By Ochiaka Ugwu
Stakeholders on peace building across the nation has been urged to always work towards stopping violent conflict from escalating by applying all means within the law to prevent it from taking root.
This was made known Monday by Director General, Institute for Peace and Conflict Resolution (IPCR), Dr Bakut Tswah Bakut during a One-Day-Seminar on Agenda for Peace Building in Nigeria organized by the Institute in Abuja.
Bakut noted that peace agenda should be the issue now as the nation needs to be at peace through the engagement of its peoples by peace stakeholders by way of peace building and mainstreaming processes.
In a keynote address delivered by United Nations Resident Coordinator and Representative of the United Nations Secretary General in the Kyrgyz Republic, Dr. Ozonnia Ojielo, he noted the topic under discussion has become absolutely necessary given the fact the nation was engaged in armed internal PK in majority of the states.
Ojielo said it means the mechanisms for amicable and peaceful resolution of differences and conflicts have frayed or are not working.
He said the global indexes that measure peace, security, stability, economic factors and governance had placed Nigeria as performing poorly or not performing well on their respective indexes.
He stated they refer to rule of law, security and human rights challenges, poor cohesion, challenges to state legitimacy, poor public service provisioning, economic decline, uneven development, flight of human capital, internal displacement, uneven development, management of our demographic challenges, etc.

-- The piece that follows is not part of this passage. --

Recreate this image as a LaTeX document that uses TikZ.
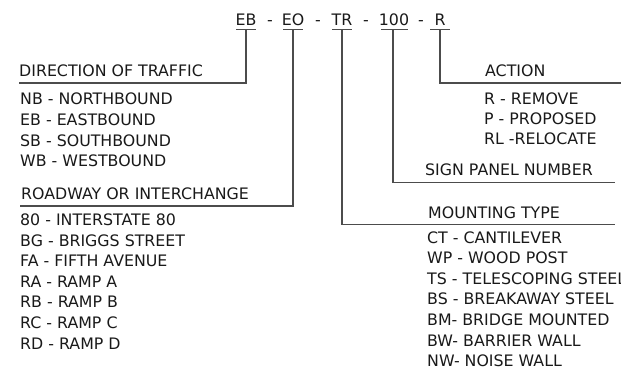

He informed that nation’s woes were well known which leave us to direct discussions on solution building instead of finger pointing.
His words, “Through research evidence, analyzing more than 20 case studies, some clear patterns emerge in the experience of countries that have addressed conflict risks early, prevented violence escalation, and/or avoided recurrence. While the strategies vary by context, three overarching elements emerge as important:
“First, prevention efforts were generally nationally led and addressed some critical, immediate risks. National actors may be state or non-state actors, groups or individuals, and formal or informal leaders. It is national actors who can make meaningful changes that address underlying grievances, though international support can also be critical.
“Second, whether before or after violence, all countries addressed grievances related to power, services, security, and resources. They directly addressed grievances through changing incentives of actors, investments, and medium term and longer-term institutional reforms.
“Third, effective prevention involved the formation of coalitions—local to global, government and nongovernmental, public and private—to ensure that prevention, like conflict, was a collective effort” he said.